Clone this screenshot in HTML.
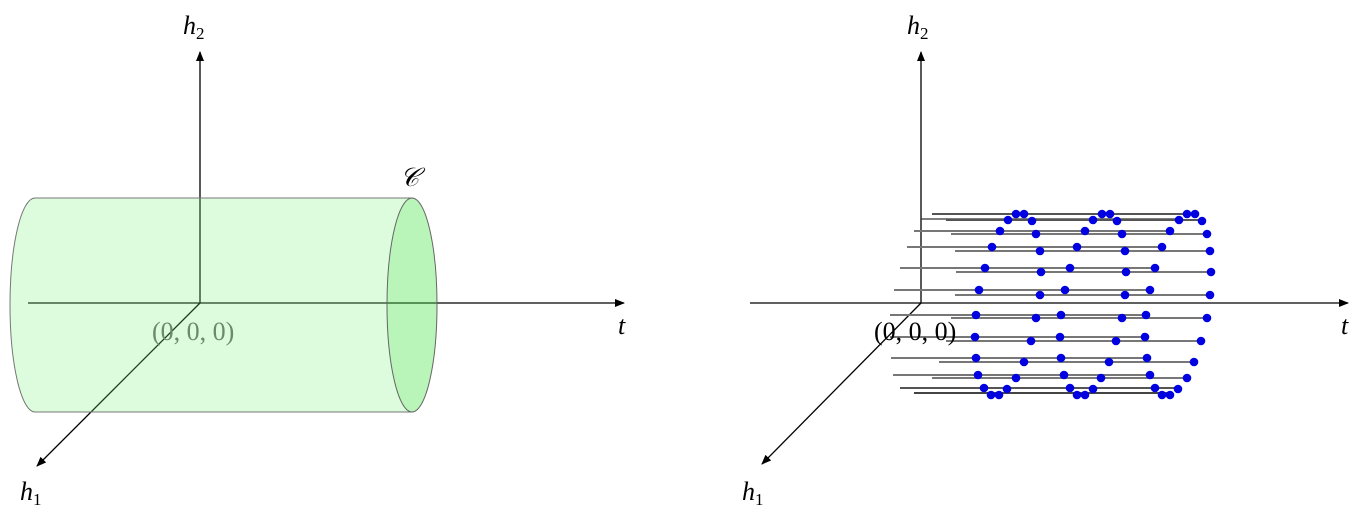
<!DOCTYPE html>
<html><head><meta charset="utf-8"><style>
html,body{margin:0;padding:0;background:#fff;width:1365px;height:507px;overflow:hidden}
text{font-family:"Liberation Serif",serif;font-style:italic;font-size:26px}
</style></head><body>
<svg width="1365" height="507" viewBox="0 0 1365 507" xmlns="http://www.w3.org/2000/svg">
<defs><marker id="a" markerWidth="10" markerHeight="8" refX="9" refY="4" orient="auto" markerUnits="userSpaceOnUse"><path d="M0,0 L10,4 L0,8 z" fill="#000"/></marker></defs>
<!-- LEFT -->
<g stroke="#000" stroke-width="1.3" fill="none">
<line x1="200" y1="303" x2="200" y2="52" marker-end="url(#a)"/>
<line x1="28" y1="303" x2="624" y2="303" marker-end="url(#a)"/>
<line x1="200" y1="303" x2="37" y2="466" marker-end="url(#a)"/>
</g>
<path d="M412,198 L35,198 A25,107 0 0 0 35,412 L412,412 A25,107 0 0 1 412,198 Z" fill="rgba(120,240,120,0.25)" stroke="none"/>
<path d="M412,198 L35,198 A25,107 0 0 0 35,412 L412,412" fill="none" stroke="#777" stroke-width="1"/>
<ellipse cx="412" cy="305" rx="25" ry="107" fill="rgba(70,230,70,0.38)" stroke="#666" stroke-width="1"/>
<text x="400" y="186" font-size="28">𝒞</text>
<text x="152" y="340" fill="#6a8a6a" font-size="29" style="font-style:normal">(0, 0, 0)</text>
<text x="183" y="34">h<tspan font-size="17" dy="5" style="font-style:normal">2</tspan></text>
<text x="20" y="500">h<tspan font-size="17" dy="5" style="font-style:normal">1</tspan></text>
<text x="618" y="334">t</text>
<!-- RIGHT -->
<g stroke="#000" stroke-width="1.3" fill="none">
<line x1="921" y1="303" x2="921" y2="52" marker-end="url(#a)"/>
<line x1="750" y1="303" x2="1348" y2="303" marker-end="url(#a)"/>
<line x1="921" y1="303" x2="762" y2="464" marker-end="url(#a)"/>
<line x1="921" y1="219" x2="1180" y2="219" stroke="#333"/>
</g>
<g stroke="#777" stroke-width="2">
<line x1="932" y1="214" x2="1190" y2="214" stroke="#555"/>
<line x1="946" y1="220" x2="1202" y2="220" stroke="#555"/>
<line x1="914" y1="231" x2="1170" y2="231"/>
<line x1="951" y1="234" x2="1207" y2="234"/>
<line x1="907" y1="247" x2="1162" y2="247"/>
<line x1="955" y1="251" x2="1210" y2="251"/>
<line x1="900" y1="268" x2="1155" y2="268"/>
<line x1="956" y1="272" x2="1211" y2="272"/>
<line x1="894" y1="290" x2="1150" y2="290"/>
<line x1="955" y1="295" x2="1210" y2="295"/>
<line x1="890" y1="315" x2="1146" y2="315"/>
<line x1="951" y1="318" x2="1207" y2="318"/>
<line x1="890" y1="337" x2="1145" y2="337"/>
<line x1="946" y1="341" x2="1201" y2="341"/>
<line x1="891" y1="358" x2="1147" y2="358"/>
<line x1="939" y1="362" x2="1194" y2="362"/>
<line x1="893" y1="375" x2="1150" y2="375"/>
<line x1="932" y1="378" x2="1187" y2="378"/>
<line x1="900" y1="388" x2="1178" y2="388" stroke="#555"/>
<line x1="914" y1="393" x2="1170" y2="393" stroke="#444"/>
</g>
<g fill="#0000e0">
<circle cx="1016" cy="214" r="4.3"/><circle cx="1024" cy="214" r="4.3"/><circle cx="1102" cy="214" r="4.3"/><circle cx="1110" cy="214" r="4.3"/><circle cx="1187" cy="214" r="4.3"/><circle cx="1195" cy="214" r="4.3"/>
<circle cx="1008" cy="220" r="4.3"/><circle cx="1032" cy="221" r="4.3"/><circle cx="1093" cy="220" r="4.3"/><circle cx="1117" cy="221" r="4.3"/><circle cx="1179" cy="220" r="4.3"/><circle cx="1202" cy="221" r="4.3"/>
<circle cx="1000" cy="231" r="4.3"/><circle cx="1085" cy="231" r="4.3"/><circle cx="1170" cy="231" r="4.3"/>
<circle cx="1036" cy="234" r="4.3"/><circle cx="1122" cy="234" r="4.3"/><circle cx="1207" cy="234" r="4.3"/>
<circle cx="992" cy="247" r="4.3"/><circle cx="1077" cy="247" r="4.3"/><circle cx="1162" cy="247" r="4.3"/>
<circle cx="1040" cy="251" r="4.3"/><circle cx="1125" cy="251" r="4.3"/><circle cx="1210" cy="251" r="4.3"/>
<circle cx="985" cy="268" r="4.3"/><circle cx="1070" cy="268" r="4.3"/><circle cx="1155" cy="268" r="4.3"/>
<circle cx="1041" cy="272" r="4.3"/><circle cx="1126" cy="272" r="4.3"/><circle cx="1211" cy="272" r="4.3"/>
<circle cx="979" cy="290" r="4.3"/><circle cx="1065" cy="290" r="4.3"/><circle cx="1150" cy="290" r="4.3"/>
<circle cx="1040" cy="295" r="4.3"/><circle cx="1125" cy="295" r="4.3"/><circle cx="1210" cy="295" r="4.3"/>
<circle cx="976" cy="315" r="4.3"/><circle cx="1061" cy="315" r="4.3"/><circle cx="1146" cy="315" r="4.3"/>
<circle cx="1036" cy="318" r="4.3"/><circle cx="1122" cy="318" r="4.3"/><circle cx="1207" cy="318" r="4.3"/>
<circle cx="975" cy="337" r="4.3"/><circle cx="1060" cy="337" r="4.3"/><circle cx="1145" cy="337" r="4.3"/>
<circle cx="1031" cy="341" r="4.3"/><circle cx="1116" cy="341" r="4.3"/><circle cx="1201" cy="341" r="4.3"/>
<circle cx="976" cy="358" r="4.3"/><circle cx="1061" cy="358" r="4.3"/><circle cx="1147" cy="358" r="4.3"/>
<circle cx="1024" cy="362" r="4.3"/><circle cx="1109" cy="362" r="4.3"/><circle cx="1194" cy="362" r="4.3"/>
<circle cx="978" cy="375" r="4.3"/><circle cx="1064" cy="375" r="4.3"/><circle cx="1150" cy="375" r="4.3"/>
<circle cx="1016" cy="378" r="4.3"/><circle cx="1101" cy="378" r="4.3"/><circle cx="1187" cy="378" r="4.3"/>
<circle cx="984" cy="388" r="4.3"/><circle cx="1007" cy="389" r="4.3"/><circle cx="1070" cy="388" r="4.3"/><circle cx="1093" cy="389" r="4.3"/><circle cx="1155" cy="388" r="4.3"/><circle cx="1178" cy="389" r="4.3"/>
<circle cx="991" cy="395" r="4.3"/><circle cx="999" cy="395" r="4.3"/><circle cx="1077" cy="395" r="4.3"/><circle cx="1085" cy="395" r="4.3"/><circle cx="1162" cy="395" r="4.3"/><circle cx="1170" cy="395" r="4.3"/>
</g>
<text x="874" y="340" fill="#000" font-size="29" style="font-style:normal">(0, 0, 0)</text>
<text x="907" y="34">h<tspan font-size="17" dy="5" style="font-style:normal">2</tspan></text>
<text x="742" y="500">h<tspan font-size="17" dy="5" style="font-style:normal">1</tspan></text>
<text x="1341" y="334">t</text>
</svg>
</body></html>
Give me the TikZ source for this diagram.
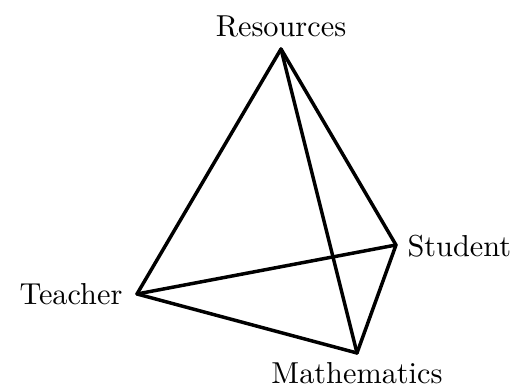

**Task to carry out:** Leave out the pictures and output every record above precisely as given.

**Correct response:**
Clone this screenshot in HTML.
<!DOCTYPE html>
<html><head><meta charset="utf-8"><style>
html,body{margin:0;padding:0;background:#fff;width:1365px;height:507px;overflow:hidden}
text{font-family:"Liberation Serif",serif;font-style:italic;font-size:26px}
</style></head><body>
<svg width="1365" height="507" viewBox="0 0 1365 507" xmlns="http://www.w3.org/2000/svg">
<defs><marker id="a" markerWidth="10" markerHeight="8" refX="9" refY="4" orient="auto" markerUnits="userSpaceOnUse"><path d="M0,0 L10,4 L0,8 z" fill="#000"/></marker></defs>
<!-- LEFT -->
<g stroke="#000" stroke-width="1.3" fill="none">
<line x1="200" y1="303" x2="200" y2="52" marker-end="url(#a)"/>
<line x1="28" y1="303" x2="624" y2="303" marker-end="url(#a)"/>
<line x1="200" y1="303" x2="37" y2="466" marker-end="url(#a)"/>
</g>
<path d="M412,198 L35,198 A25,107 0 0 0 35,412 L412,412 A25,107 0 0 1 412,198 Z" fill="rgba(120,240,120,0.25)" stroke="none"/>
<path d="M412,198 L35,198 A25,107 0 0 0 35,412 L412,412" fill="none" stroke="#777" stroke-width="1"/>
<ellipse cx="412" cy="305" rx="25" ry="107" fill="rgba(70,230,70,0.38)" stroke="#666" stroke-width="1"/>
<text x="400" y="186" font-size="28">𝒞</text>
<text x="152" y="340" fill="#6a8a6a" font-size="29" style="font-style:normal">(0, 0, 0)</text>
<text x="183" y="34">h<tspan font-size="17" dy="5" style="font-style:normal">2</tspan></text>
<text x="20" y="500">h<tspan font-size="17" dy="5" style="font-style:normal">1</tspan></text>
<text x="618" y="334">t</text>
<!-- RIGHT -->
<g stroke="#000" stroke-width="1.3" fill="none">
<line x1="921" y1="303" x2="921" y2="52" marker-end="url(#a)"/>
<line x1="750" y1="303" x2="1348" y2="303" marker-end="url(#a)"/>
<line x1="921" y1="303" x2="762" y2="464" marker-end="url(#a)"/>
<line x1="921" y1="219" x2="1180" y2="219" stroke="#333"/>
</g>
<g stroke="#777" stroke-width="2">
<line x1="932" y1="214" x2="1190" y2="214" stroke="#555"/>
<line x1="946" y1="220" x2="1202" y2="220" stroke="#555"/>
<line x1="914" y1="231" x2="1170" y2="231"/>
<line x1="951" y1="234" x2="1207" y2="234"/>
<line x1="907" y1="247" x2="1162" y2="247"/>
<line x1="955" y1="251" x2="1210" y2="251"/>
<line x1="900" y1="268" x2="1155" y2="268"/>
<line x1="956" y1="272" x2="1211" y2="272"/>
<line x1="894" y1="290" x2="1150" y2="290"/>
<line x1="955" y1="295" x2="1210" y2="295"/>
<line x1="890" y1="315" x2="1146" y2="315"/>
<line x1="951" y1="318" x2="1207" y2="318"/>
<line x1="890" y1="337" x2="1145" y2="337"/>
<line x1="946" y1="341" x2="1201" y2="341"/>
<line x1="891" y1="358" x2="1147" y2="358"/>
<line x1="939" y1="362" x2="1194" y2="362"/>
<line x1="893" y1="375" x2="1150" y2="375"/>
<line x1="932" y1="378" x2="1187" y2="378"/>
<line x1="900" y1="388" x2="1178" y2="388" stroke="#555"/>
<line x1="914" y1="393" x2="1170" y2="393" stroke="#444"/>
</g>
<g fill="#0000e0">
<circle cx="1016" cy="214" r="4.3"/><circle cx="1024" cy="214" r="4.3"/><circle cx="1102" cy="214" r="4.3"/><circle cx="1110" cy="214" r="4.3"/><circle cx="1187" cy="214" r="4.3"/><circle cx="1195" cy="214" r="4.3"/>
<circle cx="1008" cy="220" r="4.3"/><circle cx="1032" cy="221" r="4.3"/><circle cx="1093" cy="220" r="4.3"/><circle cx="1117" cy="221" r="4.3"/><circle cx="1179" cy="220" r="4.3"/><circle cx="1202" cy="221" r="4.3"/>
<circle cx="1000" cy="231" r="4.3"/><circle cx="1085" cy="231" r="4.3"/><circle cx="1170" cy="231" r="4.3"/>
<circle cx="1036" cy="234" r="4.3"/><circle cx="1122" cy="234" r="4.3"/><circle cx="1207" cy="234" r="4.3"/>
<circle cx="992" cy="247" r="4.3"/><circle cx="1077" cy="247" r="4.3"/><circle cx="1162" cy="247" r="4.3"/>
<circle cx="1040" cy="251" r="4.3"/><circle cx="1125" cy="251" r="4.3"/><circle cx="1210" cy="251" r="4.3"/>
<circle cx="985" cy="268" r="4.3"/><circle cx="1070" cy="268" r="4.3"/><circle cx="1155" cy="268" r="4.3"/>
<circle cx="1041" cy="272" r="4.3"/><circle cx="1126" cy="272" r="4.3"/><circle cx="1211" cy="272" r="4.3"/>
<circle cx="979" cy="290" r="4.3"/><circle cx="1065" cy="290" r="4.3"/><circle cx="1150" cy="290" r="4.3"/>
<circle cx="1040" cy="295" r="4.3"/><circle cx="1125" cy="295" r="4.3"/><circle cx="1210" cy="295" r="4.3"/>
<circle cx="976" cy="315" r="4.3"/><circle cx="1061" cy="315" r="4.3"/><circle cx="1146" cy="315" r="4.3"/>
<circle cx="1036" cy="318" r="4.3"/><circle cx="1122" cy="318" r="4.3"/><circle cx="1207" cy="318" r="4.3"/>
<circle cx="975" cy="337" r="4.3"/><circle cx="1060" cy="337" r="4.3"/><circle cx="1145" cy="337" r="4.3"/>
<circle cx="1031" cy="341" r="4.3"/><circle cx="1116" cy="341" r="4.3"/><circle cx="1201" cy="341" r="4.3"/>
<circle cx="976" cy="358" r="4.3"/><circle cx="1061" cy="358" r="4.3"/><circle cx="1147" cy="358" r="4.3"/>
<circle cx="1024" cy="362" r="4.3"/><circle cx="1109" cy="362" r="4.3"/><circle cx="1194" cy="362" r="4.3"/>
<circle cx="978" cy="375" r="4.3"/><circle cx="1064" cy="375" r="4.3"/><circle cx="1150" cy="375" r="4.3"/>
<circle cx="1016" cy="378" r="4.3"/><circle cx="1101" cy="378" r="4.3"/><circle cx="1187" cy="378" r="4.3"/>
<circle cx="984" cy="388" r="4.3"/><circle cx="1007" cy="389" r="4.3"/><circle cx="1070" cy="388" r="4.3"/><circle cx="1093" cy="389" r="4.3"/><circle cx="1155" cy="388" r="4.3"/><circle cx="1178" cy="389" r="4.3"/>
<circle cx="991" cy="395" r="4.3"/><circle cx="999" cy="395" r="4.3"/><circle cx="1077" cy="395" r="4.3"/><circle cx="1085" cy="395" r="4.3"/><circle cx="1162" cy="395" r="4.3"/><circle cx="1170" cy="395" r="4.3"/>
</g>
<text x="874" y="340" fill="#000" font-size="29" style="font-style:normal">(0, 0, 0)</text>
<text x="907" y="34">h<tspan font-size="17" dy="5" style="font-style:normal">2</tspan></text>
<text x="742" y="500">h<tspan font-size="17" dy="5" style="font-style:normal">1</tspan></text>
<text x="1341" y="334">t</text>
</svg>
</body></html>
Give me the TikZ source for this diagram.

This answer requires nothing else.